Given problem> Copy out the listing that follows, exact in every word, and skip the images.

[Stored data start]

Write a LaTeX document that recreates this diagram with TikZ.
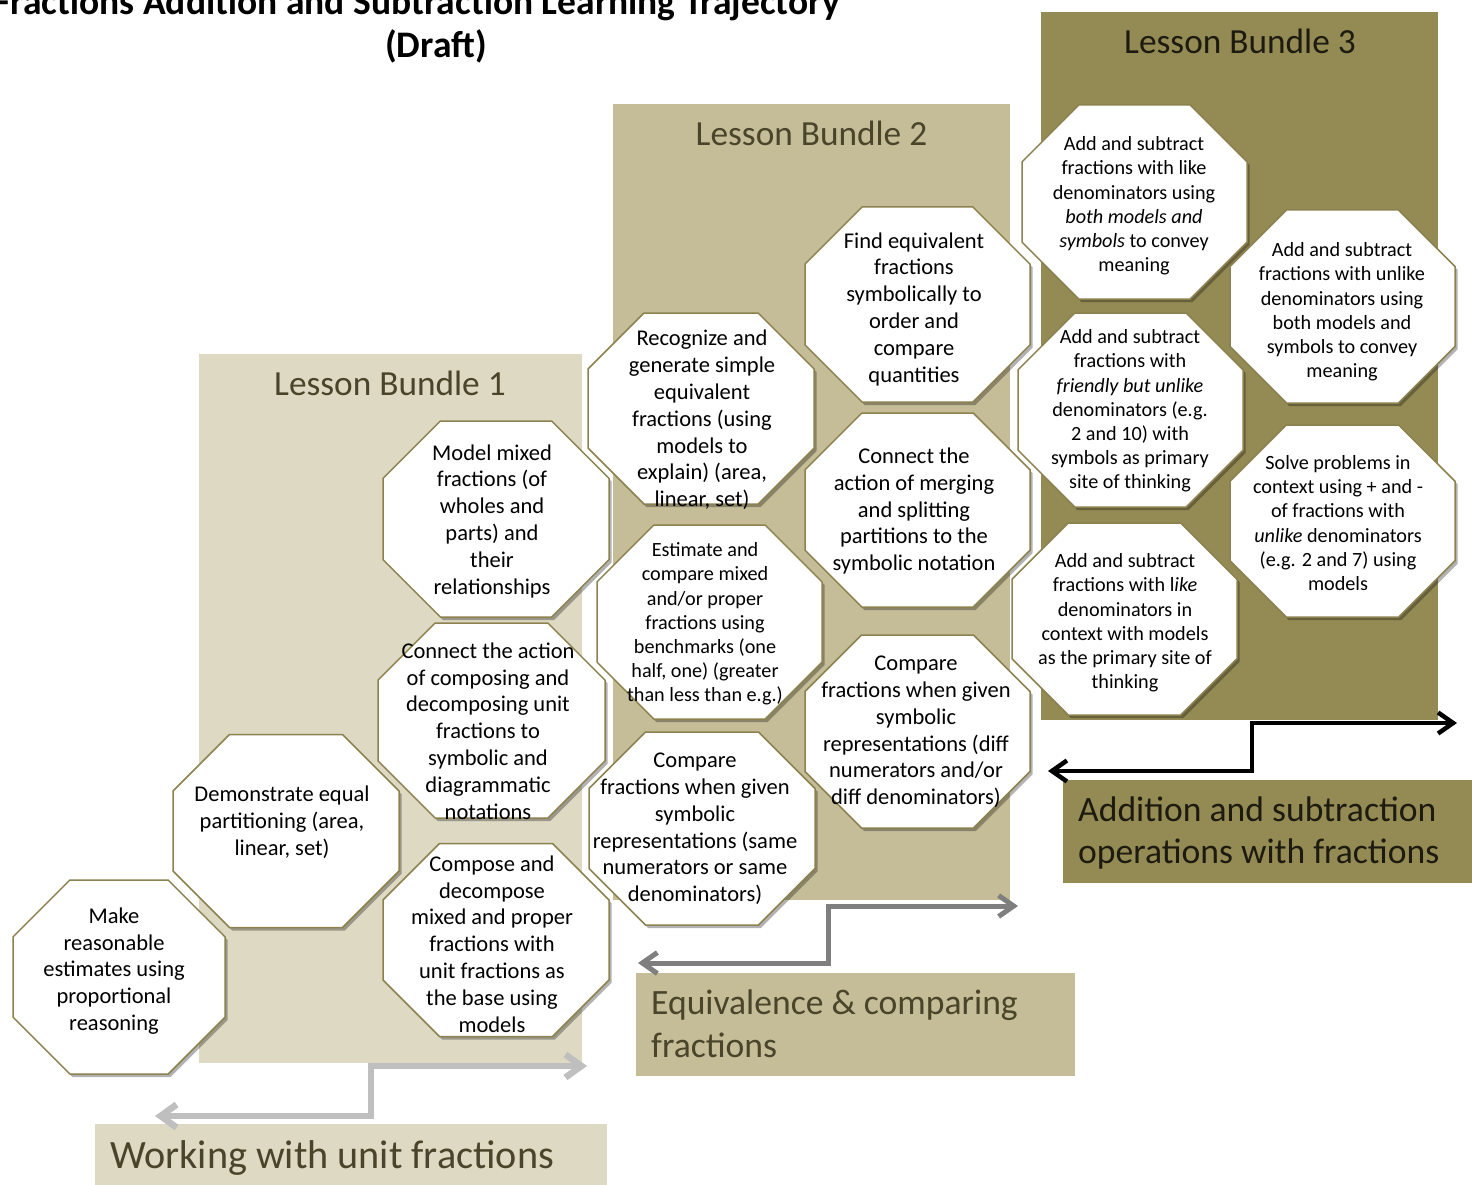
\documentclass[tikz,border=0pt]{standalone}
\usepackage{fontspec}
\setmainfont{Carlito}
\usetikzlibrary{arrows.meta,shadows}
\definecolor{bOne}{HTML}{DDD9C3}
\definecolor{bTwo}{HTML}{C4BD97}
\definecolor{bThree}{HTML}{948A54}
\definecolor{olivetxt}{HTML}{4A452A}
\definecolor{darktxt}{HTML}{1D1B10}
\definecolor{octline}{HTML}{8C8250}
\definecolor{arrLight}{HTML}{BFBFBF}
\definecolor{arrMid}{HTML}{7F7F7F}
\tikzset{
  panel/.style={rectangle, draw=none, inner sep=0pt, outer sep=0pt},
  octa/.style={fill=white, draw=octline, line width=1.5pt, line join=miter,
    drop shadow={shadow xshift=2.5pt, shadow yshift=-3pt, opacity=0.3, fill=black}},
  octL/.style={align=center, inner sep=0pt, font=\fontsize{22.5}{26.8}\selectfont},
  octS/.style={align=center, inner sep=0pt, font=\fontsize{20.2}{24.2}\selectfont},
  hdr/.style={anchor=base, inner sep=0pt, font=\fontsize{35.3}{42}\selectfont},
  lblfont/.style={inner sep=0pt, font=\fontsize{35.6}{42.5}\selectfont},
  titlefont/.style={inner sep=0pt, font=\fontsize{37.5}{43}\selectfont\bfseries},
  barrow/.style={<->, line join=miter},
}
\newcommand{\octbox}[6]{%
  \pgfmathsetmacro{\octcut}{0.2929*min(#3,#4)}%
  \pgfmathsetmacro{\octhw}{#3/2}%
  \pgfmathsetmacro{\octhh}{#4/2}%
  \path[octa] ({#1-\octhw+\octcut},{#2-\octhh}) -- ({#1+\octhw-\octcut},{#2-\octhh})
    -- ({#1+\octhw},{#2-\octhh+\octcut}) -- ({#1+\octhw},{#2+\octhh-\octcut})
    -- ({#1+\octhw-\octcut},{#2+\octhh}) -- ({#1-\octhw+\octcut},{#2+\octhh})
    -- ({#1-\octhw},{#2+\octhh-\octcut}) -- ({#1-\octhw},{#2-\octhh+\octcut}) -- cycle;
  \node[#5] {#6};
}
\begin{document}
\begin{tikzpicture}[x=1pt,y=-1pt]
\useasboundingbox (0,0) rectangle (1472,1185);
\clip (0,0) rectangle (1472,1185);

% title
\node[titlefont, anchor=base east] (T1) at (840,15) {Fractions Addition and Subtraction Learning Trajectory};
\node[titlefont, anchor=base] (T2) at (436,58) {(Draft)};

% bundle panels
\node[panel, fill=bOne, minimum width=383, minimum height=709, anchor=north west] (B1) at (199,354) {};
\node[panel, fill=bTwo, minimum width=397, minimum height=796, anchor=north west] (B2) at (613,104) {};
\node[panel, fill=bThree, minimum width=397, minimum height=708, anchor=north west] (B3) at (1041,12) {};

\node[hdr, text=olivetxt] (H1) at (390,395) {Lesson Bundle 1};
\node[hdr, text=olivetxt] (H2) at (811.5,146) {Lesson Bundle 2};
\node[hdr, text=darktxt] (H3) at (1240,54) {Lesson Bundle 3};

% strand labels
\node[panel, fill=bOne, minimum width=512, minimum height=75, anchor=north west] (L1box) at (95,1124) {};
\node[panel, fill=bTwo, minimum width=439, minimum height=103, anchor=north west] (L2box) at (636,973) {};
\node[panel, fill=bThree, minimum width=420, minimum height=103, anchor=north west] (L3box) at (1063,780) {};

\node[inner sep=0pt, font=\fontsize{40.2}{43}\selectfont, text=olivetxt, anchor=base west] (L1) at (110,1168) {Working with unit fractions};
\node[lblfont, text=olivetxt, align=left, anchor=west] (L2) at (651,1024) {Equivalence \& comparing\\fractions};
\node[lblfont, text=darktxt, align=left, anchor=west] (L3) at (1078,833) {Addition and subtraction\\operations with fractions};

% arrows
\coordinate (a1L) at (155,1116);
\coordinate (a1K) at (371,1066);
\coordinate (a1R) at (587,1066);
\draw[barrow, draw=arrLight, line width=6.5pt, >={Straight Barb[length=16pt,width=23pt]}] (a1L) -| (a1K) -- (a1R);
\coordinate (a2L) at (638,963);
\coordinate (a2K) at (828,906);
\coordinate (a2R) at (1018,906);
\draw[barrow, draw=arrMid, line width=5pt, >={Straight Barb[length=15pt,width=21pt]}] (a2L) -| (a2K) -- (a2R);
\coordinate (a3L) at (1048,771);
\coordinate (a3K) at (1252,723);
\coordinate (a3R) at (1457,723);
\draw[barrow, draw=black, line width=4.5pt, >={Straight Barb[length=15pt,width=21pt]}] (a3L) -| (a3K) -- (a3R);

% bundle 1
\octbox{496}{519}{226}{196}{octL,name=o1,at={(492,521)}}{Model mixed\\fractions (of\\wholes and\\parts) and\\their\\relationships}
\octbox{491.5}{720.5}{227}{195}{octL,name=o2,at={(488,731)}}{Connect the action\\of composing and\\decomposing unit\\fractions to\\symbolic and\\diagrammatic\\notations}
\octbox{286}{831}{226}{193}{octL,name=o3,at={(282,822)}}{Demonstrate equal\\partitioning (area,\\linear, set)}
\octbox{496}{940}{226}{193}{octL,name=o4,at={(492,944)}}{Compose and\\decompose\\mixed and proper\\fractions with\\unit fractions as\\the base using\\models}
\octbox{119}{977}{212}{194}{octL,name=o5,at={(114,971)}}{Make\\reasonable\\estimates using\\proportional\\reasoning}

% bundle 2
\octbox{701}{408.5}{226}{191}{octL,name=o6,at={(702,420)}}{Recognize and\\generate simple\\equivalent\\fractions (using\\models to\\explain) (area,\\linear, set)}
\octbox{917.5}{304.5}{225}{195}{octL,name=o7,at={(914,309)}}{Find equivalent\\fractions\\symbolically to\\order and\\compare\\quantities}
\octbox{917.5}{510}{225}{194}{octL,name=o8,at={(914,511)}}{Connect the\\action of merging\\and splitting\\partitions to the\\symbolic notation}
\octbox{709.5}{622}{225}{194}{octS,name=o9,at={(705,624)}}{Estimate and\\compare mixed\\and/or proper\\fractions using\\benchmarks (one\\half, one) (greater\\than less than e.g.)}
\octbox{917.5}{731.5}{225}{193}{octL,name=o10,at={(916,732)}}{Compare\\fractions when given\\symbolic\\representations (diff\\numerators and/or\\diff denominators)}
\octbox{702}{828.5}{226}{193}{octL,name=o11,at={(695,829)}}{Compare\\fractions when given\\symbolic\\representations (same\\numerators or same\\denominators)}

% bundle 3
\octbox{1134.5}{202}{225}{194}{octS,name=o12,at={(1134,206)}}{Add and subtract\\fractions with like\\denominators using\\\textit{both models and}\\\textit{symbols} to convey\\meaning}
\octbox{1342.5}{306.5}{225}{193}{octS,name=o13,at={(1342,312)}}{Add and subtract\\fractions with unlike\\denominators using\\both models and\\symbols to convey\\meaning}
\octbox{1130.5}{410}{225}{194}{octS,name=o14,at={(1130,411)}}{Add and subtract\\fractions with\\\textit{friendly but unlike}\\denominators (e.g.\\2 and 10) with\\symbols as primary\\site of thinking}
\octbox{1342.5}{521}{225}{192}{octS,name=o15,at={(1338,523)}}{Solve problems in\\context using + and -\\of fractions with\\\textit{unlike} denominators\\(e.g. 2 and 7) using\\models}
\octbox{1124.5}{619}{225}{192}{octS,name=o16,at={(1125,623)}}{Add and subtract\\fractions with l\textit{ike}\\denominators in\\context with models\\as the primary site of\\thinking}
\end{tikzpicture}
\end{document}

[Stored data end]

Right answer>
Write a LaTeX document that recreates this diagram with TikZ.
\documentclass[tikz,border=0pt]{standalone}
\usepackage{fontspec}
\setmainfont{Carlito}
\usetikzlibrary{arrows.meta,shadows}
\definecolor{bOne}{HTML}{DDD9C3}
\definecolor{bTwo}{HTML}{C4BD97}
\definecolor{bThree}{HTML}{948A54}
\definecolor{olivetxt}{HTML}{4A452A}
\definecolor{darktxt}{HTML}{1D1B10}
\definecolor{octline}{HTML}{8C8250}
\definecolor{arrLight}{HTML}{BFBFBF}
\definecolor{arrMid}{HTML}{7F7F7F}
\tikzset{
  panel/.style={rectangle, draw=none, inner sep=0pt, outer sep=0pt},
  octa/.style={fill=white, draw=octline, line width=1.5pt, line join=miter,
    drop shadow={shadow xshift=2.5pt, shadow yshift=-3pt, opacity=0.3, fill=black}},
  octL/.style={align=center, inner sep=0pt, font=\fontsize{22.5}{26.8}\selectfont},
  octS/.style={align=center, inner sep=0pt, font=\fontsize{20.2}{24.2}\selectfont},
  hdr/.style={anchor=base, inner sep=0pt, font=\fontsize{35.3}{42}\selectfont},
  lblfont/.style={inner sep=0pt, font=\fontsize{35.6}{42.5}\selectfont},
  titlefont/.style={inner sep=0pt, font=\fontsize{37.5}{43}\selectfont\bfseries},
  barrow/.style={<->, line join=miter},
}
\newcommand{\octbox}[6]{%
  \pgfmathsetmacro{\octcut}{0.2929*min(#3,#4)}%
  \pgfmathsetmacro{\octhw}{#3/2}%
  \pgfmathsetmacro{\octhh}{#4/2}%
  \path[octa] ({#1-\octhw+\octcut},{#2-\octhh}) -- ({#1+\octhw-\octcut},{#2-\octhh})
    -- ({#1+\octhw},{#2-\octhh+\octcut}) -- ({#1+\octhw},{#2+\octhh-\octcut})
    -- ({#1+\octhw-\octcut},{#2+\octhh}) -- ({#1-\octhw+\octcut},{#2+\octhh})
    -- ({#1-\octhw},{#2+\octhh-\octcut}) -- ({#1-\octhw},{#2-\octhh+\octcut}) -- cycle;
  \node[#5] {#6};
}
\begin{document}
\begin{tikzpicture}[x=1pt,y=-1pt]
\useasboundingbox (0,0) rectangle (1472,1185);
\clip (0,0) rectangle (1472,1185);

% title
\node[titlefont, anchor=base east] (T1) at (840,15) {Fractions Addition and Subtraction Learning Trajectory};
\node[titlefont, anchor=base] (T2) at (436,58) {(Draft)};

% bundle panels
\node[panel, fill=bOne, minimum width=383, minimum height=709, anchor=north west] (B1) at (199,354) {};
\node[panel, fill=bTwo, minimum width=397, minimum height=796, anchor=north west] (B2) at (613,104) {};
\node[panel, fill=bThree, minimum width=397, minimum height=708, anchor=north west] (B3) at (1041,12) {};

\node[hdr, text=olivetxt] (H1) at (390,395) {Lesson Bundle 1};
\node[hdr, text=olivetxt] (H2) at (811.5,146) {Lesson Bundle 2};
\node[hdr, text=darktxt] (H3) at (1240,54) {Lesson Bundle 3};

% strand labels
\node[panel, fill=bOne, minimum width=512, minimum height=75, anchor=north west] (L1box) at (95,1124) {};
\node[panel, fill=bTwo, minimum width=439, minimum height=103, anchor=north west] (L2box) at (636,973) {};
\node[panel, fill=bThree, minimum width=420, minimum height=103, anchor=north west] (L3box) at (1063,780) {};

\node[inner sep=0pt, font=\fontsize{40.2}{43}\selectfont, text=olivetxt, anchor=base west] (L1) at (110,1168) {Working with unit fractions};
\node[lblfont, text=olivetxt, align=left, anchor=west] (L2) at (651,1024) {Equivalence \& comparing\\fractions};
\node[lblfont, text=darktxt, align=left, anchor=west] (L3) at (1078,833) {Addition and subtraction\\operations with fractions};

% arrows
\coordinate (a1L) at (155,1116);
\coordinate (a1K) at (371,1066);
\coordinate (a1R) at (587,1066);
\draw[barrow, draw=arrLight, line width=6.5pt, >={Straight Barb[length=16pt,width=23pt]}] (a1L) -| (a1K) -- (a1R);
\coordinate (a2L) at (638,963);
\coordinate (a2K) at (828,906);
\coordinate (a2R) at (1018,906);
\draw[barrow, draw=arrMid, line width=5pt, >={Straight Barb[length=15pt,width=21pt]}] (a2L) -| (a2K) -- (a2R);
\coordinate (a3L) at (1048,771);
\coordinate (a3K) at (1252,723);
\coordinate (a3R) at (1457,723);
\draw[barrow, draw=black, line width=4.5pt, >={Straight Barb[length=15pt,width=21pt]}] (a3L) -| (a3K) -- (a3R);

% bundle 1
\octbox{496}{519}{226}{196}{octL,name=o1,at={(492,521)}}{Model mixed\\fractions (of\\wholes and\\parts) and\\their\\relationships}
\octbox{491.5}{720.5}{227}{195}{octL,name=o2,at={(488,731)}}{Connect the action\\of composing and\\decomposing unit\\fractions to\\symbolic and\\diagrammatic\\notations}
\octbox{286}{831}{226}{193}{octL,name=o3,at={(282,822)}}{Demonstrate equal\\partitioning (area,\\linear, set)}
\octbox{496}{940}{226}{193}{octL,name=o4,at={(492,944)}}{Compose and\\decompose\\mixed and proper\\fractions with\\unit fractions as\\the base using\\models}
\octbox{119}{977}{212}{194}{octL,name=o5,at={(114,971)}}{Make\\reasonable\\estimates using\\proportional\\reasoning}

% bundle 2
\octbox{701}{408.5}{226}{191}{octL,name=o6,at={(702,420)}}{Recognize and\\generate simple\\equivalent\\fractions (using\\models to\\explain) (area,\\linear, set)}
\octbox{917.5}{304.5}{225}{195}{octL,name=o7,at={(914,309)}}{Find equivalent\\fractions\\symbolically to\\order and\\compare\\quantities}
\octbox{917.5}{510}{225}{194}{octL,name=o8,at={(914,511)}}{Connect the\\action of merging\\and splitting\\partitions to the\\symbolic notation}
\octbox{709.5}{622}{225}{194}{octS,name=o9,at={(705,624)}}{Estimate and\\compare mixed\\and/or proper\\fractions using\\benchmarks (one\\half, one) (greater\\than less than e.g.)}
\octbox{917.5}{731.5}{225}{193}{octL,name=o10,at={(916,732)}}{Compare\\fractions when given\\symbolic\\representations (diff\\numerators and/or\\diff denominators)}
\octbox{702}{828.5}{226}{193}{octL,name=o11,at={(695,829)}}{Compare\\fractions when given\\symbolic\\representations (same\\numerators or same\\denominators)}

% bundle 3
\octbox{1134.5}{202}{225}{194}{octS,name=o12,at={(1134,206)}}{Add and subtract\\fractions with like\\denominators using\\\textit{both models and}\\\textit{symbols} to convey\\meaning}
\octbox{1342.5}{306.5}{225}{193}{octS,name=o13,at={(1342,312)}}{Add and subtract\\fractions with unlike\\denominators using\\both models and\\symbols to convey\\meaning}
\octbox{1130.5}{410}{225}{194}{octS,name=o14,at={(1130,411)}}{Add and subtract\\fractions with\\\textit{friendly but unlike}\\denominators (e.g.\\2 and 10) with\\symbols as primary\\site of thinking}
\octbox{1342.5}{521}{225}{192}{octS,name=o15,at={(1338,523)}}{Solve problems in\\context using + and -\\of fractions with\\\textit{unlike} denominators\\(e.g. 2 and 7) using\\models}
\octbox{1124.5}{619}{225}{192}{octS,name=o16,at={(1125,623)}}{Add and subtract\\fractions with l\textit{ike}\\denominators in\\context with models\\as the primary site of\\thinking}
\end{tikzpicture}
\end{document}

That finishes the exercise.